Osserva il Collegio, infatti, che il ricorso non chiarisce né quale sia la concreta vicenda processuale, né quali siano le parti (si dice a p. 3 che Daniel Del Monte era il creditore, mentre oggi egli risulta essere il difensore del ricorrente, non si specifica chi fosse il terzo pignorato e si aggiunge che Poste Italiane era il debitore esecutato), e non indica neppure quale sia stato il contenuto dell’atto di appello. A fronte, cioè, di una sentenza del Giudice di pace che, per indicazione dello stesso ricorrente, ha affermato che Poste italiane s.p.a. era carente di legittimazione passiva, il ricorso nulla dice sul come tale decisione sia stata realmente impugnata nel giudizio di secondo grado, dal momento che doveva essere contestato il profilo esaminato, cioè appunto quello del difetto di legittimazione passiva; per cui il Collegio non è in condizioni di sapere se, e fino a che punto, le questioni poste nell’odierno ricorso siano state o meno proposte anche davanti al Tribunale.
1.3. Ciò premesso, il Collegio osserva che la giurisprudenza di questa Corte ha da tempo chiarito che dall’assetto scaturito dalla riforma di cui al D.Lgs. n. 40 del 2006, e particolarmente dalla nuova disciplina delle sentenze appellabili e delle sentenze ricorribili per cassazione, emerge che, riguardo alle sentenze pronunciate dal giudice di pace nell’ambito del limite della sua giurisdizione equitativa necessaria, l’appello a motivi limitati, previsto dall’art. 339 c.p.c., comma 3, è l’unica impugnazione ordinaria ammessa, anche in relazione a motivi attinenti alla giurisdizione, alla violazione di norme sulla competenza ed al difetto di radicale assenza della motivazione (Sezioni Unite, sentenza 18 novembre 2008, n. 27339, il cui principio è stato più volte ribadito in seguito, v. le ordinanze 13 marzo 2013, n. 6410, e 17 novembre 2017, n. 27356, e 29 dicembre 2017, n. 31152).
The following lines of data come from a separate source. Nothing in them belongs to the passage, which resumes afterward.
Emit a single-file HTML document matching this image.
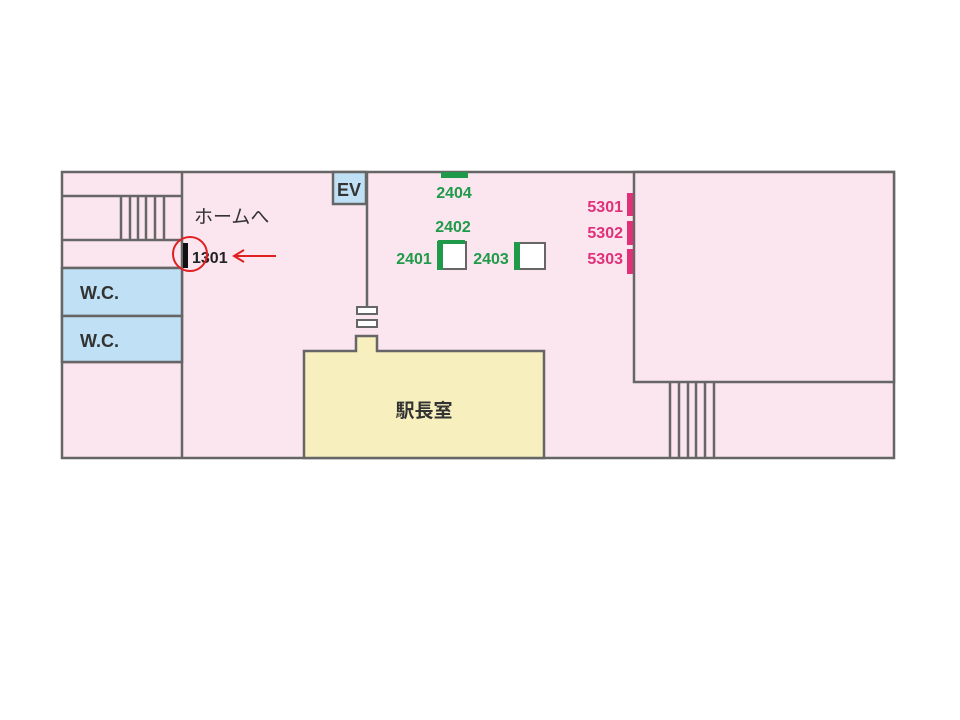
<!DOCTYPE html>
<html><head><meta charset="utf-8"><style>body{margin:0;background:#fff}svg{display:block}</style></head><body>
<svg width="960" height="720" viewBox="0 0 960 720" xmlns="http://www.w3.org/2000/svg" font-family="'Liberation Sans','Noto Sans CJK JP',sans-serif">
<rect x="62" y="172" width="832" height="286" fill="#fbe5ee" stroke="#666" stroke-width="2.5"/>
<g stroke="#666" stroke-width="2.5" fill="none">
<line x1="182" y1="172" x2="182" y2="458"/>
<line x1="62" y1="196" x2="182" y2="196"/>
<line x1="62" y1="240" x2="182" y2="240"/>
<line x1="62" y1="268" x2="182" y2="268"/>
<line x1="62" y1="362" x2="182" y2="362"/>
<line x1="121" y1="196" x2="121" y2="240"/><line x1="130" y1="196" x2="130" y2="240"/><line x1="138" y1="196" x2="138" y2="240"/><line x1="146" y1="196" x2="146" y2="240"/><line x1="155" y1="196" x2="155" y2="240"/><line x1="164" y1="196" x2="164" y2="240"/>
<line x1="367" y1="172" x2="367" y2="306"/>
<rect x="634" y="172" width="260" height="210" fill="#fbe5ee"/>
<line x1="670" y1="382" x2="670" y2="458"/><line x1="679" y1="382" x2="679" y2="458"/><line x1="688" y1="382" x2="688" y2="458"/><line x1="696" y1="382" x2="696" y2="458"/><line x1="705" y1="382" x2="705" y2="458"/><line x1="714" y1="382" x2="714" y2="458"/>
</g>
<rect x="62" y="268" width="120" height="48" fill="#bfe0f5" stroke="#666" stroke-width="2.5"/>
<rect x="62" y="316" width="120" height="46" fill="#bfe0f5" stroke="#666" stroke-width="2.5"/>
<rect x="333" y="172" width="33" height="32" fill="#bfe0f5" stroke="#666" stroke-width="2.5"/>
<text x="349" y="196" font-size="18" text-anchor="middle" fill="#333" font-weight="bold">EV</text>
<rect x="357" y="307" width="20" height="7" fill="#fff" stroke="#666" stroke-width="2"/>
<rect x="357" y="320" width="20" height="7" fill="#fff" stroke="#666" stroke-width="2"/>
<polygon points="304,458 304,351 356,351 356,336 377,336 377,351 544,351 544,458" fill="#f7efbe" stroke="#666" stroke-width="2.5"/>
<text x="424" y="417" font-size="19" text-anchor="middle" fill="#333" font-weight="bold">駅長室</text>
<text x="80" y="299" font-size="18" fill="#333" font-weight="bold">W.C.</text>
<text x="80" y="347" font-size="18" fill="#333" font-weight="bold">W.C.</text>
<text x="194" y="223" font-size="19" fill="#333">ホームへ</text>
<rect x="183" y="243" width="5" height="25" fill="#111"/>
<text x="192" y="263" font-size="16" font-weight="bold" fill="#222">1301</text>
<circle cx="190" cy="254" r="17" fill="none" stroke="#e02020" stroke-width="2"/>
<line x1="276" y1="256" x2="236" y2="256" stroke="#e02020" stroke-width="2"/>
<polyline points="244,250 234,256 244,262" fill="none" stroke="#e02020" stroke-width="2"/>
<g fill="#1f9a4a" font-size="16" font-weight="bold" text-anchor="middle">
<rect x="441" y="172" width="27" height="6" stroke="none"/>
<text x="454" y="198">2404</text>
<text x="453" y="232">2402</text>
<text x="414" y="264">2401</text>
<text x="491" y="264">2403</text>
</g>
<rect x="441" y="242" width="25" height="27" fill="#fff" stroke="#666" stroke-width="2"/>
<rect x="438" y="240" width="27" height="4" fill="#1f9a4a"/>
<rect x="437" y="241" width="6" height="29" fill="#1f9a4a"/>
<rect x="517" y="243" width="28" height="26" fill="#fff" stroke="#666" stroke-width="2"/>
<rect x="514" y="242" width="6" height="28" fill="#1f9a4a"/>
<g fill="#e0307a" font-size="16" font-weight="bold" text-anchor="end">
<text x="623" y="212">5301</text><text x="623" y="238">5302</text><text x="623" y="264">5303</text>
<rect x="627" y="193" width="6" height="23"/><rect x="627" y="221" width="6" height="24"/><rect x="627" y="249" width="6" height="25"/>
</g>
</svg>
</body></html>
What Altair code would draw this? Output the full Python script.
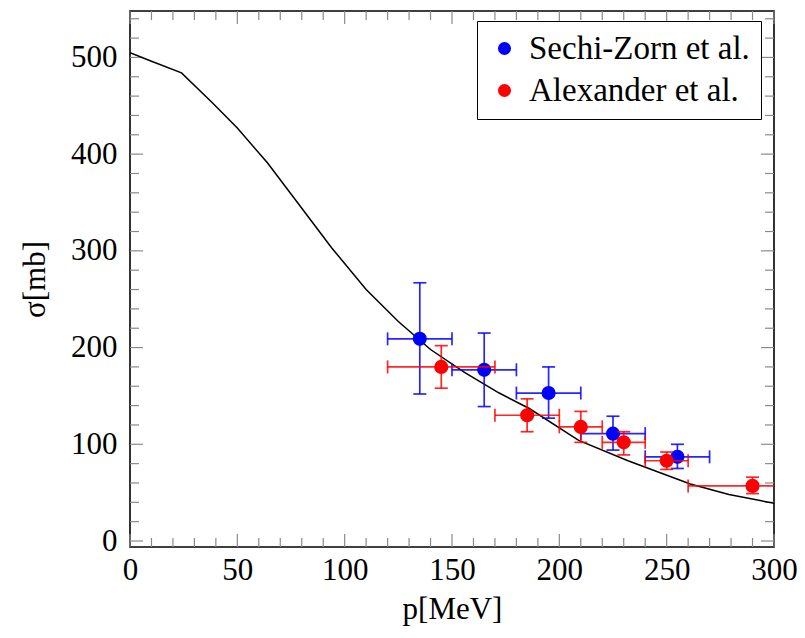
import altair as alt
import pandas as pd

# ---- data ----
curve_p = [0, 10, 24, 38, 50, 64, 78, 94, 110, 125, 140, 156, 172, 186, 209, 232, 261, 279, 300]
curve_sigma = [505, 496, 484, 454, 427, 391, 350, 303, 260, 227, 198, 174, 153, 137, 104, 83, 59, 48, 39]

sz_label = "Sechi-Zorn et al."
sz_p = [135, 165, 195, 225, 255]
sz_p_lo = [120, 150, 180, 210, 240]
sz_p_hi = [150, 180, 210, 240, 270]
sz_sigma = [209, 177, 153, 111, 87]
sz_sigma_lo = [152, 139, 127, 94, 75]
sz_sigma_hi = [267, 215, 180, 129, 100]

al_label = "Alexander et al."
al_p = [145, 185, 210, 230, 250, 290]
al_p_lo = [120, 170, 200, 220, 240, 260]
al_p_hi = [170, 200, 220, 240, 260, 320]
al_sigma = [180, 130, 118, 102, 83, 57]
al_sigma_lo = [158, 113, 102, 89, 74, 49]
al_sigma_hi = [202, 147, 134, 113, 92, 66]

x_major = [0, 50, 100, 150, 200, 250, 300]
x_minor = [v for v in range(10, 300, 10) if v % 50 != 0]
y_major = [0, 100, 200, 300, 400, 500]
y_minor = [v for v in range(20, 541, 20) if v % 100 != 0]

FONT = "Liberation Serif"
FS = 31
W, H = 644, 536
BLUE, RED = "#0000ff", "#ff0000"

xs = alt.Scale(domain=[0, 300], nice=False, zero=False)
ys = alt.Scale(domain=[-6.2, 548], nice=False, zero=False)
xax = alt.Axis(values=x_major, labelPadding=8, labelFlush=False, title="p[MeV]", titleX=W / 2,
               titleY=62, titleBaseline="middle", titleAlign="center")
yax = alt.Axis(values=y_major, labelPadding=13, labelFlush=False, title="σ[mb]", titleX=-95,
               titleY=H / 2, titleAngle=-90, titleBaseline="middle", titleAlign="center")


def X(f):
    return alt.X(f, type="quantitative", scale=xs, axis=xax)


def Y(f):
    return alt.Y(f, type="quantitative", scale=ys, axis=yax)


def series_df(label, p, plo, phi, s, slo, shi):
    return pd.DataFrame({"series": label, "p": p, "plo": plo, "phi": phi,
                         "s": s, "slo": slo, "shi": shi})


sz_df = series_df(sz_label, sz_p, sz_p_lo, sz_p_hi, sz_sigma, sz_sigma_lo, sz_sigma_hi)
al_df = series_df(al_label, al_p, al_p_lo, al_p_hi, al_sigma, al_sigma_lo, al_sigma_hi)

color_scale = alt.Scale(domain=[sz_label, al_label], range=[BLUE, RED])
legend = alt.Legend(title=None, orient="none", legendX=347, legendY=10,
                    direction="vertical", strokeColor="black", fillColor="white",
                    padding=11, cornerRadius=0, symbolType="circle", symbolSize=170,
                    symbolStrokeWidth=0, symbolOpacity=1, labelFont=FONT,
                    labelFontSize=33, labelLimit=500, rowPadding=8, labelOffset=8,
                    labelColor="black")


def series_layers(df, color):
    eb = dict(color=color, opacity=0.85, clip=True)
    sw = 1.7
    vbar = alt.Chart(df).mark_rule(strokeWidth=sw, **eb).encode(x=X("p"), y=Y("slo"), y2="shi")
    hbar = alt.Chart(df).mark_rule(strokeWidth=sw, **eb).encode(x=X("plo"), x2="phi", y=Y("s"))
    cap_lo = alt.Chart(df).mark_tick(orient="horizontal", size=13, thickness=sw, **eb).encode(x=X("p"), y=Y("slo"))
    cap_hi = alt.Chart(df).mark_tick(orient="horizontal", size=13, thickness=sw, **eb).encode(x=X("p"), y=Y("shi"))
    cap_l = alt.Chart(df).mark_tick(orient="vertical", size=13, thickness=sw, **eb).encode(x=X("plo"), y=Y("s"))
    cap_r = alt.Chart(df).mark_tick(orient="vertical", size=13, thickness=sw, **eb).encode(x=X("phi"), y=Y("s"))
    pts = alt.Chart(df).mark_circle(size=200, opacity=1, clip=True).encode(
        x=X("p"), y=Y("s"),
        color=alt.Color("series:N", scale=color_scale, legend=legend))
    return [vbar, hbar, cap_lo, cap_hi, cap_l, cap_r, pts]


TICK_COLOR = "#8a8a8a"


def xticks(vals, length):
    d = pd.DataFrame({"v": vals})
    b = alt.Chart(d).mark_rule(color=TICK_COLOR, strokeWidth=1.2).encode(
        x=X("v"), y=alt.value(H), y2=alt.value(H - length))
    t = alt.Chart(d).mark_rule(color=TICK_COLOR, strokeWidth=1.2).encode(
        x=X("v"), y=alt.value(0), y2=alt.value(length))
    return [b, t]


def yticks(vals, length):
    d = pd.DataFrame({"v": vals})
    l = alt.Chart(d).mark_rule(color=TICK_COLOR, strokeWidth=1.2).encode(
        y=Y("v"), x=alt.value(0), x2=alt.value(length))
    r = alt.Chart(d).mark_rule(color=TICK_COLOR, strokeWidth=1.2).encode(
        y=Y("v"), x=alt.value(W), x2=alt.value(W - length))
    return [l, r]


curve_df = pd.DataFrame({"p": curve_p, "s": curve_sigma})
curve = alt.Chart(curve_df).mark_line(color="black", strokeWidth=1.5, clip=True).encode(
    x=X("p"), y=Y("s"))

layers = (xticks(x_major, 13) + xticks(x_minor, 9) + yticks(y_major, 13) + yticks(y_minor, 9)
          + [curve] + series_layers(sz_df, BLUE) + series_layers(al_df, RED))

chart = alt.layer(*layers).properties(
    width=W, height=H,
    autosize=alt.AutoSizeParams(type="none"),
    padding={"left": 122, "top": 3, "right": 23, "bottom": 80},
).configure_view(stroke="black", strokeWidth=1.6).configure_axis(
    grid=False, domain=False, ticks=False, labelFont=FONT, labelFontSize=FS,
    labelColor="black", titleFont=FONT, titleFontSize=FS, titleFontWeight="normal",
    titleColor="black")

chart.save("out.html", embed_options={"renderer": "svg", "actions": False})
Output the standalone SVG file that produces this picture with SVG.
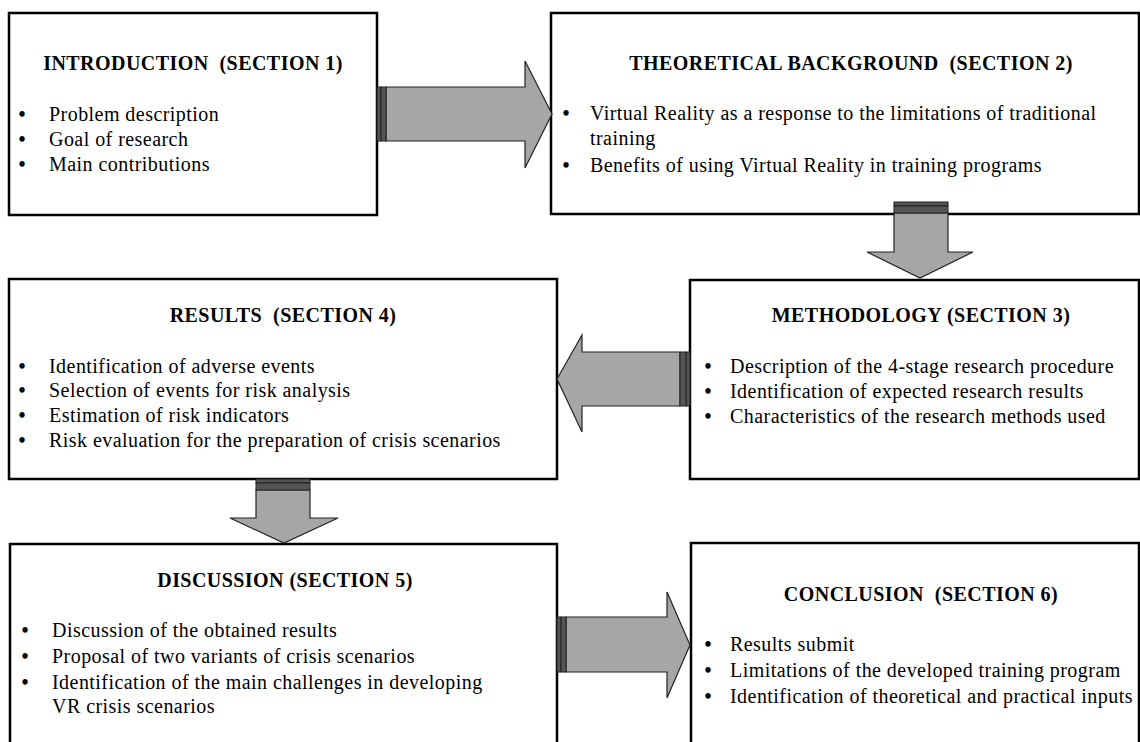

Il motivo di censura, invece, non dà conto di una specifica indicazione, in sede di appello, della ragione per la quale detta impugnazione doveva ritenersi consentita.
2. Il ricorso, pertanto, è dichiarato inammissibile.
A tale esito segue la condanna del ricorrente al pagamento delle spese del giudizio di cassazione, liquidate ai sensi del D.M. 10 marzo 2014, n. 55.
Sussistono, inoltre, le condizioni di cui al D.P.R. 30 maggio 2002, n. 115, art. 13, comma 1-quater, per il versamento, da parte del ricorrente, dell’ulteriore importo a titolo di contributo unificato pari a quello previsto per il ricorso, se dovuto.
PQM
La Corte dichiara inammissibile il ricorso e condanna il ricorrente al pagamento delle spese del giudizio di cassazione, liquidate in complessivi Euro 1.000, di cui Euro 200 per spese, oltre spese generali ed accessori di legge.
Ai sensi del D.P.R. 30 maggio 2002, n. 115, art. 13, comma 1-quater, dà atto della sussistenza delle condizioni per il versamento, da parte del ricorrente, dell’ulteriore importo a titolo di contributo unificato pari a quello previsto per il ricorso, se dovuto.
Così deciso in Roma, nella Camera di consiglio della Sesta Sezione Civile – 3, il 17 giugno 2021.